Application Scenarios
On a data-center PDU lineup in Northern Europe, the facilities lead got paged at 03:00 because the A-side tie (an Emax E4) refused a remote close after a simulated utility-transfer test. Field check: the 1SDA038324R1 on that breaker had finally worn its carbon brushes down — the motor spun, but wouldn’t build enough torque to click the spring home, so the breaker sat “spring discharged” and the control system blocked the close. The site had been running the original motor for 11 years; the fix was a 20-minute swap of the 1SDA038324R1 (plus a quick spin on the manual lever to confirm the spring path wasn’t jammed with dust). Post-swap, the motor charged the spring in 4.2 s flat, and the lead added “one 1SDA038324R1 per 15 Emax frames” to the spare-holding policy. For any facility where “remote close failed — spring not charged” shows up in the event log more than once a year, the math usually points to a worn motor, not a bad breaker — and the 1SDA038324R1 costs a fraction of a full operator replacement.
Parameter
| Main Parameters | Value/Description |
|---|---|
| Product Model | 1SDA038324R1 (also referenced as 1SDA038324R) |
| Manufacturer | ABB SACE S.p.A. |
| Product Category | Spring Charging Motor / Motor Operator (Frame Breaker Accessory) |
| Rated Voltage | 220–250 V AC/DC (operating band 85 %–110 % Un) |
| Rated Current | ~630 mA |
| Rated Power | 200 W (DC) / 200 VA (AC) |
| Inrush Power | 500 W (DC) / 500 VA (AC), ~0.2 s duration |
| Charging Time | 4–5 s (E1–E6 range) |
| Insulation Voltage | 2500 V / 50 Hz / 1 min |
| Compatible Breakers | Emax E1–E6, Emax2, Tmax T8 |
| Mounting | Inside operator housing (drawer or fixed breaker) |
| Net Weight | ~1.9 kg |
| Signaling | Built-in microswitch for “spring charged” remote indication |
Technical Principles and Innovative Values
- Innovation Point 1: Self-Cutting Microswitch Eliminates Continuous Run. The 1SDA038324R1 isn’t just a gear motor bolted in — it carries an integrated limit/microswitch that opens the motor circuit the instant the closing spring reaches full tension. This prevents the “motor hums until someone notices” failure mode that cooks windings on cheap third-party retrofit motors. After every breaker close, the 1SDA038324R1 automatically re-energizes and tops the spring back up.

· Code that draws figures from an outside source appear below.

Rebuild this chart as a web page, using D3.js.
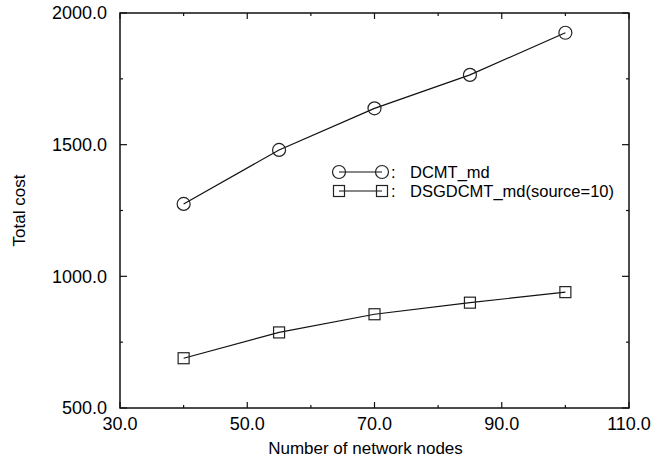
<!DOCTYPE html>
<html>
<head>
<meta charset="utf-8">
<script src="https://cdn.jsdelivr.net/npm/d3@7"></script>
<style>
body { margin: 0; background: #fff; }
text { font-family: "Liberation Sans", Arial, sans-serif; fill: #000; }
</style>
</head>
<body>
<script>
var w = 655, h = 465;
var margin = {top: 13, right: 26, bottom: 57, left: 120};

// data
var nodes = [40, 55, 70, 85, 100];
var dcmt = [1275, 1480, 1638, 1765, 1925];
var dsgdcmt = [689, 787, 856, 900, 940];
var xMajor = [30, 50, 70, 90, 110];
var xMinor = [40, 60, 80, 100];
var yMajor = [500, 1000, 1500, 2000];
var yMinor = [750, 1250, 1750];
var seriesNames = ["DCMT_md", "DSGDCMT_md(source=10)"];

var iw = w - margin.left - margin.right,
    ih = h - margin.top - margin.bottom;

var x = d3.scaleLinear().domain([30, 110]).range([0, iw]);
var y = d3.scaleLinear().domain([500, 2000]).range([ih, 0]);

var svg = d3.select("body").append("svg")
            .attr("width", w)
            .attr("height", h);

var g = svg.append("g").attr("transform", "translate(" + margin.left + "," + margin.top + ")");

//frame
g.append("rect")
    .attr("width", iw).attr("height", ih)
    .attr("fill", "none").attr("stroke", "#111").attr("stroke-width", 1.5);

//inward ticks on all four sides
function ticks(vals, len) {
    vals.forEach(function(v){
        var px = x(v);
        g.append("line").attr("x1", px).attr("x2", px).attr("y1", ih).attr("y2", ih - len);
        g.append("line").attr("x1", px).attr("x2", px).attr("y1", 0).attr("y2", len);
    });
}
function yticks(vals, len) {
    vals.forEach(function(v){
        var py = y(v);
        g.append("line").attr("x1", 0).attr("x2", len).attr("y1", py).attr("y2", py);
        g.append("line").attr("x1", iw).attr("x2", iw - len).attr("y1", py).attr("y2", py);
    });
}
ticks(xMajor, 6);
ticks(xMinor, 3);
yticks(yMajor, 7);
yticks(yMinor, 3);
g.selectAll("line").attr("stroke", "#111").attr("stroke-width", 1.2);

//tick labels
g.selectAll(".xl").data(xMajor).enter().append("text")
    .attr("x", function(d){ return x(d); })
    .attr("y", ih + 22)
    .attr("text-anchor", "middle")
    .style("font-size", "18px")
    .text(function(d){ return d.toFixed(1); });

g.selectAll(".yl").data(yMajor).enter().append("text")
    .attr("x", -13)
    .attr("y", function(d){ return y(d); })
    .attr("dy", "0.35em")
    .attr("text-anchor", "end")
    .style("font-size", "18px")
    .text(function(d){ return d.toFixed(1); });

//axis titles
g.append("text")
    .attr("x", iw / 2 - 9)
    .attr("y", ih + 46)
    .attr("text-anchor", "middle")
    .style("font-size", "17px")
    .text("Number of network nodes");

svg.append("text")
    .attr("transform", "translate(25," + (margin.top + ih / 2) + ") rotate(-90)")
    .attr("text-anchor", "middle")
    .style("font-size", "17px")
    .text("Total cost");

//lines
var line = d3.line()
    .x(function(d, i){ return x(nodes[i]); })
    .y(function(d){ return y(d); });

[dcmt, dsgdcmt].forEach(function(s, k){
    g.append("path")
        .attr("d", line(s))
        .attr("fill", "none")
        .attr("stroke", "#111")
        .attr("stroke-width", 1.2);
    drawMarkers(g, s.map(function(d, i){ return [x(nodes[i]), y(d)]; }), k);
});

function drawMarkers(sel, pts, k) {
    pts.forEach(function(p){
        if (k == 0) {
            sel.append("circle")
                .attr("cx", p[0]).attr("cy", p[1]).attr("r", 6.5)
                .attr("fill", "none").attr("stroke", "#222").attr("stroke-width", 1.2);
        } else {
            sel.append("rect")
                .attr("x", p[0] - 5.5).attr("y", p[1] - 5.5)
                .attr("width", 11).attr("height", 11)
                .attr("fill", "none").attr("stroke", "#222").attr("stroke-width", 1.2);
        }
    });
}

//legend
var legend = svg.append("g");
seriesNames.forEach(function(name, k){
    var ly = 172 + k * 19;
    legend.append("line")
        .attr("x1", 339).attr("x2", 382)
        .attr("y1", ly).attr("y2", ly)
        .attr("stroke", "#111").attr("stroke-width", 1.2);
    drawMarkers(legend, [[339, ly], [382, ly]], k);
    legend.append("text")
        .attr("x", 391)
        .attr("y", ly + 6)
        .style("font-size", "16.5px")
        .text(":");
    legend.append("text")
        .attr("x", 410)
        .attr("y", ly + 6)
        .style("font-size", "16.5px")
        .text(name);
});
</script>
</body>
</html>
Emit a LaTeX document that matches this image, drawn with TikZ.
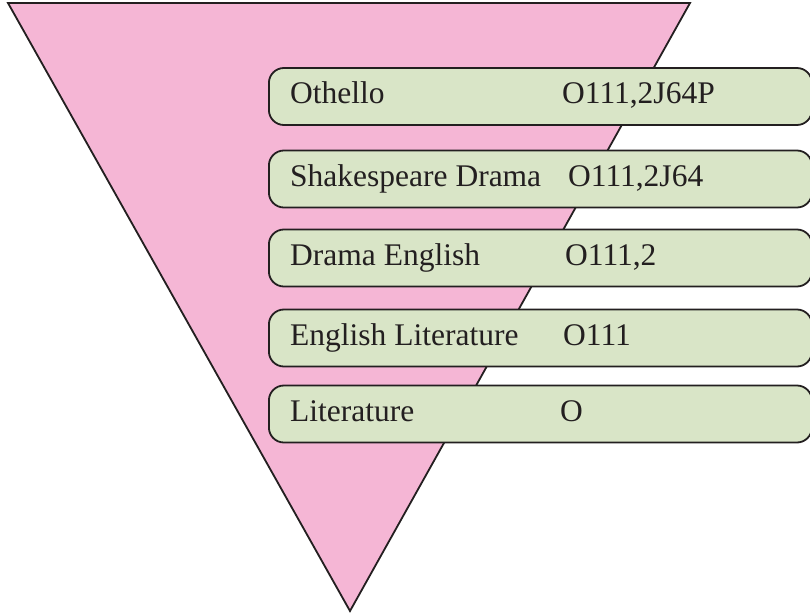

- Innovation Point 2: 4–5 s Charge Time with Manual-Lever Fallback. In a gen-set or data-center tie bay where the 220 V AC control supply might be lost during a transfer, the 1SDA038324R1 can be bypassed entirely — the operator has a manual lever on the front that lets a tech hand-crank the spring home without any control power. That dual-path (motor + manual) is what lets Emax bays pass “no-control-power closing capability” audits.
- Innovation Point 3: 2500 V Insulation & 630 mA Tight Rating. The 1SDA038324R1 is insulated to 2500 V / 1 min (CEI EN 60947-2), and the 630 mA draw is deliberately tight — it forces the panel designer to put a proper time-delay fuse (also 630 mA) on the motor circuit, which in turn protects the gear train if the spring mechanism jams. Third-party “universal” motors that draw 1 A+ often mask a binding mechanism until the teeth shear.
Application Cases and Industry Value
A municipal wastewater plant in Central Europe ran three Emax E2 breakers on the 400 V bus risers, each with the original 1SDA038324R1 approaching 12 years old. During a storm-season load-shed test, one riser’s breaker refused the auto-reclose after the utility blip — “Spring Discharged” latched in the SCADA. The motor still spun but the gears had worn enough backlash that it couldn’t fully seat the spring latch. Swapping all three 1SDA038324R1 units (15-minute job per breaker, no need to unbolt the ACB from the switchgear) cost roughly 3 % of what a full operator replacement quote would have been. The plant’s electrical lead subsequently wrote a 7-year replacement interval into the PM schedule for all Emax spring motors — cheaper than explaining a failed auto-reclose to the environmental regulator.In a second case, a commercial high-rise in Shanghai retrofitted its basement LV room from legacy molded-case to Emax E1/E3 bays; the consultant specified 1SDA038324R1 across the board (220–250 V AC/DC covers both the normal 230 V AC service and the 220 V DC battery-backed emergency supply) so the same spare travels between the normal and emergency bus panels. The building’s FM audit specifically called out “spring-charged indicator wired to BMS” — the 1SDA038324R1‘s built-in microswitch made that a one-wire job per bay instead of an add-on prox sensor.